NEW MILFORD — Town residents and the Candlelight Farms airport have appealed the Connecticut Siting Council’s decision to approve a 20-megawatt solar farm on Candlewood Mountain.

In December, the Siting Council approved a petition from Ameresco Inc., the company that will own and operate the solar project, to install about 60,000 panels. The power generated will feed into the New England power grid through the Rocky River substation.

One appeal filed by last week’s deadline lists the plaintiffs as Rescue Candlewood Mountain, a group of residents who opposed the project; the Ostroves, the couple that started the group; and Candlelight Farms Airport, which is adjacent to the project site.

Pilots had expressed safety concerns, including the possibility that the panels would create a glare.

“We just don’t believe this is the right project for New Milford, and we’re ready to put our money where our mouth is,” Lisa Ostrove said. “You can’t gloss over and ignore the facts.”

Another appeal was filed by Carl Dunham, a resident and business owner who lives next to the project site and is also named in the other appeal. He once owned the land and proposed an active adult community there that was rejected.

Dunham said he also filed

independently because he feels he is the most affected by the project.

He said bookings for weddings at the bed and breakfast he owns next to the solar project site are down 40 percent from last year because people use the site for its bucolic setting and are now unsure how the panels will affect the landscape’s appearance.

Dunham argued the application was rushed so it wouldn’t have to comply with a state statute that went into effect a few days after the petition was filed. That statute requires the Siting Council to weigh the benefits of preserving green space to alternative energy.

Though the Siting Council ruled that law did not apply to this petition, Dunham believes a judge will use it to overturn the council’s ruling.

Town officials did not file an appeal.

But on Monday, the Town Council approved spending up to $25,000 to have Milone and MacBroom, a consulting firm used on other projects in town and already familiar with the site, review the stormwater management plan when it is submitted to the town.

Mayor Pete Bass said the payment in lieu of taxes agreement signed by the previous administration stated the stormwater management plan must be approved by the town’s inlands and wetlands office and/or the mayor. He said he doesn’t have stormwater expertise and wanted someone who does to review the plan to protect the town.

Melanie A. Bachman, executive director and staff attorney for the Connecticut Siting Council, said it’s hard to predict how long an appeal will take. She said the process can take one to three years, depending on whether appeals reach the state Supreme Court or Appellate Court.

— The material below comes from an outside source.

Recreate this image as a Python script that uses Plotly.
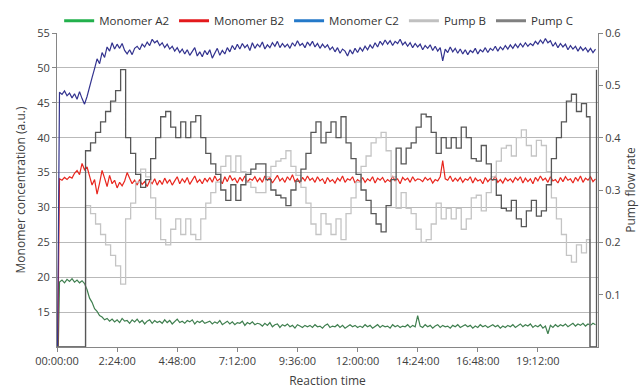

The project doesn’t halt while an appeal is pending and construction can start once the Siting Council approves Ameresco’s development and management plan.

The project faced opposition from residents, the town and the state Department of Agriculture because it required clear-cutting about 60 acres of forest. Many raised environmental concerns, including possible erosion, stormwater runoff and loss of habitat for the wildlife living there, including some protected species.

Proponents of the project touted the economic benefits, including jobs and tax revenue, and said it would help the area meet its alternative energy goal. The developers said they would preserve 100 acres of land on the mountain that includes a popular hiking trail.

In an interview in December following the Siting Council’s decision, Bill LaMontagne, a partner with New Milford Clean Power, the site’s developer, said any party has the right to appeal.

“We’re prepared to defend any appeal,” LaMontagne said. He was not immediately available for comment.